I get told that comics are all super heroes and anime. I get told that a lot. And, I understand that. I get that by watching what becomes made into movies, and by looking at sales figures, and by trying to write concepts and stories that aren’t super heroic for comics that never get published. Comics are not only super heroic, but to deny the ascendancy of super heroes in the medium of comics is foolish.

So, I might, depending upon the response here, through comments or emails, begin a project of giving recommended readings for people who like comics but grew out of or away from super heroes. Today I am giving recommendations for four authors, because, at least in crime comics, it is not nearly so much about the art, as it is the story, and when both artist and writer are good, Crime stories in comics can be great.

Paul Grist

The first author is also an artist, and he creates a comic, irregularly but often enough to have a total of six volumes collected called KANE. Paul Grist is a creative talent who doesn’t paint or write pretty pictures, he writes and illustrates real ones, despite his use of a highly stylized line and drawings. I find his work to be fully deep, and the art to evoke the darkness of emotions that you only rarely find. I also read and buy JACK STAFF, a work done by Mr. Grist, but of the two brilliant series, I prefer KANE. The series reminds me of the Steven Bochco television police stories like NYPD BLUE and HILL STREET BLUES. And by saying that, I do mean it is good.

Buy Paul Grist’s work KANE

Brian Michael Bendis

Brian Bendis is a big ass talent, perhaps considered the star writer of Marvel comics, and arrived where he did following years writing and honing his story telling, through crime stories. My favorite of his pure crime, not super heroic or spy oriented, is TORSO, which is ably but not beautiful drawn by him. Talented writer Marc Andreyko joined him on project, and when reading it, you might be amazed how powerful the work is, and then move on to read the true story it was inspired by, in Bendis’ hometown of Cleveland. The strength of Bendis is often said to be his ability to write dialogue, but in crime stories, the strength of his dialogue is to create mood. He is an expert with crime stories.

Buy Brian Bendis’ work TORSO

Steven Grant

I consider Steven Grant to be a greatly talented writer who has never received nearly as much credit or praise as he is deserved. He writes everything but his chief genre of excellence is crime. As such there is no one more worthy of a recommendation for work writing in the genre. He made Punisher a gritty fighter of crime, but made him palatable as much as an anti hero can be. He wrote various series such as Damned with artist Mike Zeck, and that was well worth reading, and perhaps someone should consider it as a movie. But Grant’s latest work that tweaked me was 2 GUNS. From publisher BOOM it is able to tell without epic violence or much graphic language a truly criminal tale. If Grant writes it, I will buy it.
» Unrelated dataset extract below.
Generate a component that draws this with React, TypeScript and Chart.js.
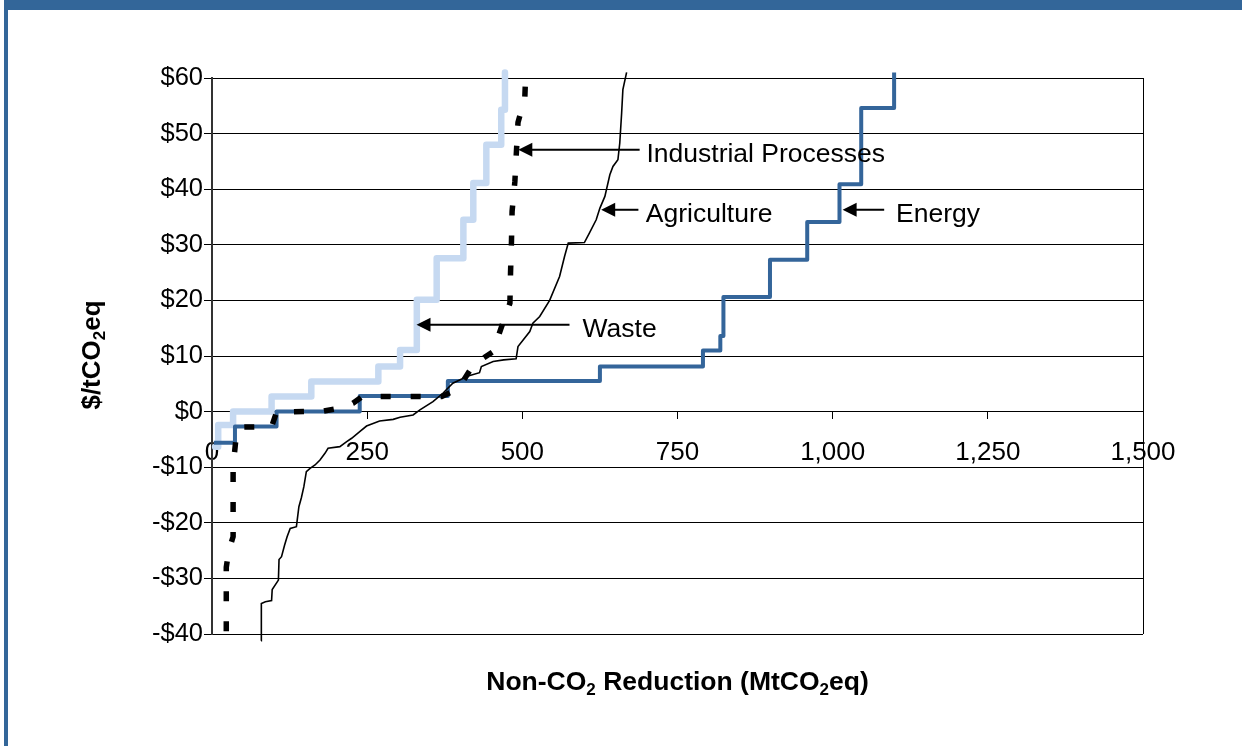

Buy Steven Grant’s work 2 GUNS

Ed Brubaker

Ed Brubaker’s work on Sleeper and other works is deserving of praise. But I think he excels when he writes about crime. He did so perfectly on Daredevil following Bendis, who both moved the character from super heroic to costumed CRIME fighter, and his work on Gotham Central, as well. He seethed crime. I read a great deal of his work, but it really only hit fever pitch first on Sleeper which is about agents and dark tides of human events, and from there to CRIMINAL. His understanding of human darkness is very finely hone.

Buy Ed Brubaker’s work CRIMINAL


kurt wilcken said...

Back in the '80s, Comico (remember Comico?) published a nice little series written by Mike W. Barr called MAZE AGENCY. It was a nice little well-written honest-to-Ellery-Queen whodunnit series, with decent mystery plots and enjoyable chemistry between the two detectives of the series. Oh, and it featured Adam Hughes art, before Adam Hughes became big; which in itself was reason to pick it up.
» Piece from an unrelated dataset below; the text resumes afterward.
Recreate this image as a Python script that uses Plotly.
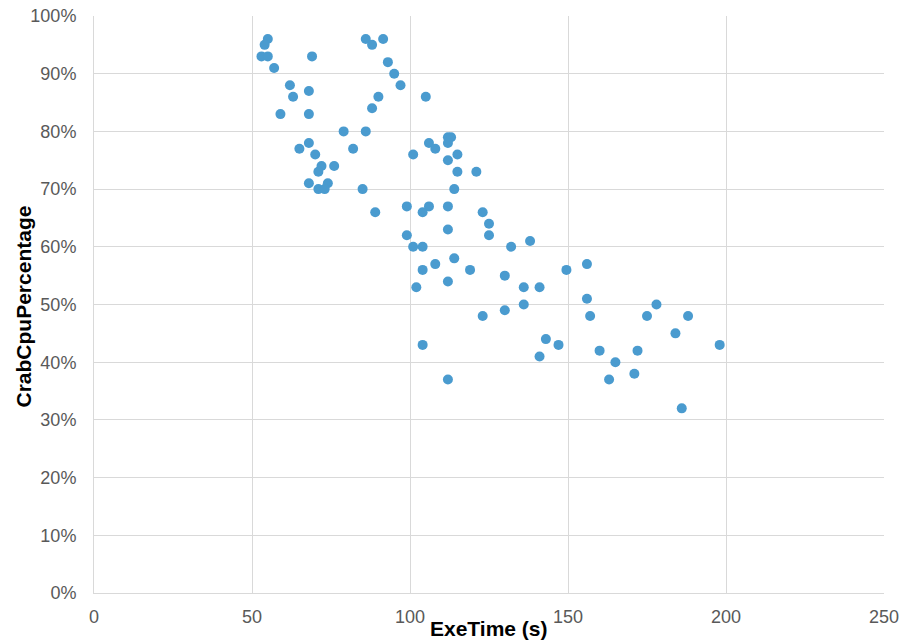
import plotly.graph_objects as go

exe_time = [55, 54, 53, 55, 69, 57, 62, 63, 68, 59, 68, 79, 86, 68, 65, 82, 70, 101,
            72, 71, 76, 68, 74, 71, 73, 85, 86, 88, 91.5, 93, 95, 97, 90, 88, 99, 89,
            105, 112, 113, 112, 106, 108, 115, 112, 115, 121, 114, 106, 104, 112, 123,
            125, 125, 112, 99, 101, 104, 132, 138, 114, 104, 108, 119, 130, 149.5, 112,
            102, 136, 141, 104, 112, 123, 130, 136, 143, 147, 141, 156, 156, 157, 160,
            165, 163, 171, 172, 175, 178, 184, 188, 186, 198]
cpu_pct = [96, 95, 93, 93, 93, 91, 88, 86, 87, 83, 83, 80, 80, 78, 77, 77, 76, 76,
           74, 73, 74, 71, 71, 70, 70, 70, 96, 95, 96, 92, 90, 88, 86, 84, 67, 66,
           86, 79, 79, 78, 78, 77, 76, 75, 73, 73, 70, 67, 66, 67, 66,
           64, 62, 63, 62, 60, 60, 60, 61, 58, 56, 57, 56, 55, 56, 54,
           53, 53, 53, 43, 37, 48, 49, 50, 44, 43, 41, 57, 51, 48, 42,
           40, 37, 38, 42, 48, 50, 45, 48, 32, 43]
cpu_frac = [v / 100 for v in cpu_pct]

x_ticks = [0, 50, 100, 150, 200, 250]
y_ticks = [i / 10 for i in range(11)]

fig = go.Figure(go.Scatter(
    x=exe_time, y=cpu_frac, mode="markers",
    marker=dict(color="#4a9bcf", size=10, line=dict(width=0)),
    showlegend=False,
))

grid = "#d9d9d9"
tickfont = dict(family="Liberation Sans, Arial, sans-serif", size=18, color="#595959")
titlefont = dict(family="Liberation Sans, Arial, sans-serif", size=21, color="black")

fig.update_layout(
    width=903, height=643,
    margin=dict(l=94, r=19, t=16, b=50, autoexpand=False),
    paper_bgcolor="white", plot_bgcolor="white",
    xaxis=dict(range=[0, 250], tickvals=x_ticks, showgrid=True, gridcolor=grid,
               gridwidth=1, zeroline=False, showline=True, linecolor=grid,
               ticks="", tickfont=tickfont, automargin=False, ticklabelstandoff=7),
    yaxis=dict(range=[0, 1], tickvals=y_ticks, tickformat=".0%", showgrid=True,
               gridcolor=grid, gridwidth=1, zeroline=False, showline=True,
               linecolor=grid, ticks="", tickfont=tickfont, automargin=False,
               ticklabelstandoff=13),
    annotations=[
        dict(text="<b>ExeTime (s)</b>", xref="paper", yref="paper", x=0.5, y=0,
             yshift=-35, xanchor="center", yanchor="middle", showarrow=False,
             font=titlefont),
        dict(text="<b>CrabCpuPercentage</b>", xref="paper", yref="paper", x=0, y=0.5,
             xshift=-71, yshift=-2, xanchor="center", yanchor="middle", textangle=-90,
             showarrow=False, font=titlefont),
    ],
)

fig.write_html("out.html")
After Comico imploded, INNOVATION briefly picked the title up, but it was never quite the same.

Real mystery stories are difficult to do in a comic book; or at least they are rare. MAZE AGENCY is a case where it was done well.
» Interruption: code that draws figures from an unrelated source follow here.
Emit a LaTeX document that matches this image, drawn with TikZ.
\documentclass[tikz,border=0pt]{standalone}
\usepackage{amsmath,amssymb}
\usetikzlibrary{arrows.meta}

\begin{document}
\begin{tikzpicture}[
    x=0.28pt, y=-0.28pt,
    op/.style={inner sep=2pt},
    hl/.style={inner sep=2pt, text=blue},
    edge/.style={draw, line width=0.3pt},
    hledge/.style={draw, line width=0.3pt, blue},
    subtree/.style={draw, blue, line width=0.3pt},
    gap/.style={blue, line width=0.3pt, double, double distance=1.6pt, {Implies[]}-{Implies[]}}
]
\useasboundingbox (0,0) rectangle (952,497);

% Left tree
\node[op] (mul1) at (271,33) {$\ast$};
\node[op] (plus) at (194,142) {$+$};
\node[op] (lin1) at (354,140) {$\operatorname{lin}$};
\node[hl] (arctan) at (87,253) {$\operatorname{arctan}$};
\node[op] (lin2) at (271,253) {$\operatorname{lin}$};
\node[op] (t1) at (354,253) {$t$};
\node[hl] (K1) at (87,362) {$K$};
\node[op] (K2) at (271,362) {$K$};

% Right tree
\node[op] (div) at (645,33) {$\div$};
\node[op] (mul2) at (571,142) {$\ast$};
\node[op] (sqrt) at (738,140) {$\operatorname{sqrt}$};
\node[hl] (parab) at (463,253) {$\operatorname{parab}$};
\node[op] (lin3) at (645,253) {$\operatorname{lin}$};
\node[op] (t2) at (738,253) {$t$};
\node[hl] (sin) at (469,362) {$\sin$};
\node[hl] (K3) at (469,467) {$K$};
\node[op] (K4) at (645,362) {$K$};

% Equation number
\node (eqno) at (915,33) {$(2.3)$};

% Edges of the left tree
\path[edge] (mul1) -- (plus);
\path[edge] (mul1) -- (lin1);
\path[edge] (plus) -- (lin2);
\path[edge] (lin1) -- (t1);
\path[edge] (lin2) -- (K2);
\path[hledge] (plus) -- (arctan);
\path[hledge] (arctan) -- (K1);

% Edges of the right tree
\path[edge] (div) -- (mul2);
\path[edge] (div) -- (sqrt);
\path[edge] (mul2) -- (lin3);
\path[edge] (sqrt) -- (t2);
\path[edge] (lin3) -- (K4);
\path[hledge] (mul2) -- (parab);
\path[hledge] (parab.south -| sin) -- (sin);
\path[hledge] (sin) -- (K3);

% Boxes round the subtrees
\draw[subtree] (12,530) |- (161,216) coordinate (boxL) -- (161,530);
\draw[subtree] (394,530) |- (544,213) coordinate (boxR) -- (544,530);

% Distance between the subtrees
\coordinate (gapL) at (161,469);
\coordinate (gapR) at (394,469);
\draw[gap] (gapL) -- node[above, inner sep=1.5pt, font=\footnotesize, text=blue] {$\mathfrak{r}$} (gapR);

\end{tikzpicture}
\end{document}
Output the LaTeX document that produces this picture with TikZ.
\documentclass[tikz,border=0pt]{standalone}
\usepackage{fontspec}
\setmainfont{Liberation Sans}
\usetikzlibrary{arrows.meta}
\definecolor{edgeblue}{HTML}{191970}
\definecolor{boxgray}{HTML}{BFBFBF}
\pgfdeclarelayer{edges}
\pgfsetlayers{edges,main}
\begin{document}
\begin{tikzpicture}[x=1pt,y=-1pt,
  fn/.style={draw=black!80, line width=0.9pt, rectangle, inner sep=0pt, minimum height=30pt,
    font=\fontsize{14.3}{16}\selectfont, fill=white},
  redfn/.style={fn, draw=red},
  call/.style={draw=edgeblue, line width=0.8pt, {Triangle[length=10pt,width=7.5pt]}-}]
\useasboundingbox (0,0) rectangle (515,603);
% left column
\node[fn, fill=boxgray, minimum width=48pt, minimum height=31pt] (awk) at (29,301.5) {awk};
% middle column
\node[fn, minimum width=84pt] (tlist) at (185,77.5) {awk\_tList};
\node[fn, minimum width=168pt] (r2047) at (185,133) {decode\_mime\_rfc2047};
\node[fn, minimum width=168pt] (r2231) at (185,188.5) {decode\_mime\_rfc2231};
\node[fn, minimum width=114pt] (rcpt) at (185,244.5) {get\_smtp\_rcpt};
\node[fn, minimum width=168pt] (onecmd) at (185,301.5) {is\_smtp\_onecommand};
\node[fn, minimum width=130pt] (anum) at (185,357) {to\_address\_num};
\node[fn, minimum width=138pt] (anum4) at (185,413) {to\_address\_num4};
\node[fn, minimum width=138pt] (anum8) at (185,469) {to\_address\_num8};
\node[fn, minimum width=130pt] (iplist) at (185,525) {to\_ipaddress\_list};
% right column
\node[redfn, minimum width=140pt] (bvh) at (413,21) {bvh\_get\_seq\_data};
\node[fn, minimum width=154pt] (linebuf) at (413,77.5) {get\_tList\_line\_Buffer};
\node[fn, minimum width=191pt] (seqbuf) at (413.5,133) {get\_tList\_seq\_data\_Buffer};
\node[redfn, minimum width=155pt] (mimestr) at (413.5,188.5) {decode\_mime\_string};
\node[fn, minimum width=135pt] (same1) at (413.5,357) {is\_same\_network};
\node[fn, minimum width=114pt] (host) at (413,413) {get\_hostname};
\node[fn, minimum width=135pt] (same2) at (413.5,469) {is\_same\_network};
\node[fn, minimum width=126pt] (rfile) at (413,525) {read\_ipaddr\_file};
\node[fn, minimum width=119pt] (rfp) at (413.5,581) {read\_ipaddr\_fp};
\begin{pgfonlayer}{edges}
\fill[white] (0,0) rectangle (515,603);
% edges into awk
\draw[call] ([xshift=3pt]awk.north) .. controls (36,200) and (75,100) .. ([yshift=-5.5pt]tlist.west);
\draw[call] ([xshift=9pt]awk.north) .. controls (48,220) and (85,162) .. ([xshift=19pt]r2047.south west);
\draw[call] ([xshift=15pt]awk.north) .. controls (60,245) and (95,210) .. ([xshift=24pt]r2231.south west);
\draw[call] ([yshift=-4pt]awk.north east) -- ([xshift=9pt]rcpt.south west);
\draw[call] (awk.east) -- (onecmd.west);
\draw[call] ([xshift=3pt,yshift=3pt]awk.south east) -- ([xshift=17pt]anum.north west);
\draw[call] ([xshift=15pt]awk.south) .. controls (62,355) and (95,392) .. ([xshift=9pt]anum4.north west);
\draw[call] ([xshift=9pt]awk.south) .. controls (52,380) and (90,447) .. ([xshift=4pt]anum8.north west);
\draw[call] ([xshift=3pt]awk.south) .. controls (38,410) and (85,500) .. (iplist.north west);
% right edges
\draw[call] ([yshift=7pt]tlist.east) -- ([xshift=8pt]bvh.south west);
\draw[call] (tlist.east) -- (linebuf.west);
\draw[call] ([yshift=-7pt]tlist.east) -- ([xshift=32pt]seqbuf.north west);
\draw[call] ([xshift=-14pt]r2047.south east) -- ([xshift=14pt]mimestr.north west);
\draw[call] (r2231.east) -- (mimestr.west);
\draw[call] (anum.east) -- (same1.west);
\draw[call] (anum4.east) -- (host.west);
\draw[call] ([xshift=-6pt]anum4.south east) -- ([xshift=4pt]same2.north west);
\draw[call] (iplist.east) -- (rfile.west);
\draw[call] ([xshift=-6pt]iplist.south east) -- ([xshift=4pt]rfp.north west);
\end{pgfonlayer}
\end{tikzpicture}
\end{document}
MS TREE by Max Allen Collins and Terry Beatty, is another example, with more of a gritty crime feel to it. I never really followed that one, though, so I can't say much about it.

alex-ness said...

Thanks Kurt. I agree that both Maze and Ms. Tree had style and class. I consider both to be more investigative detective than hard boiled or true crime, say these are more Ellery Queen and the others listed above more like Mickey Spillane, but they are worthy considerations for this!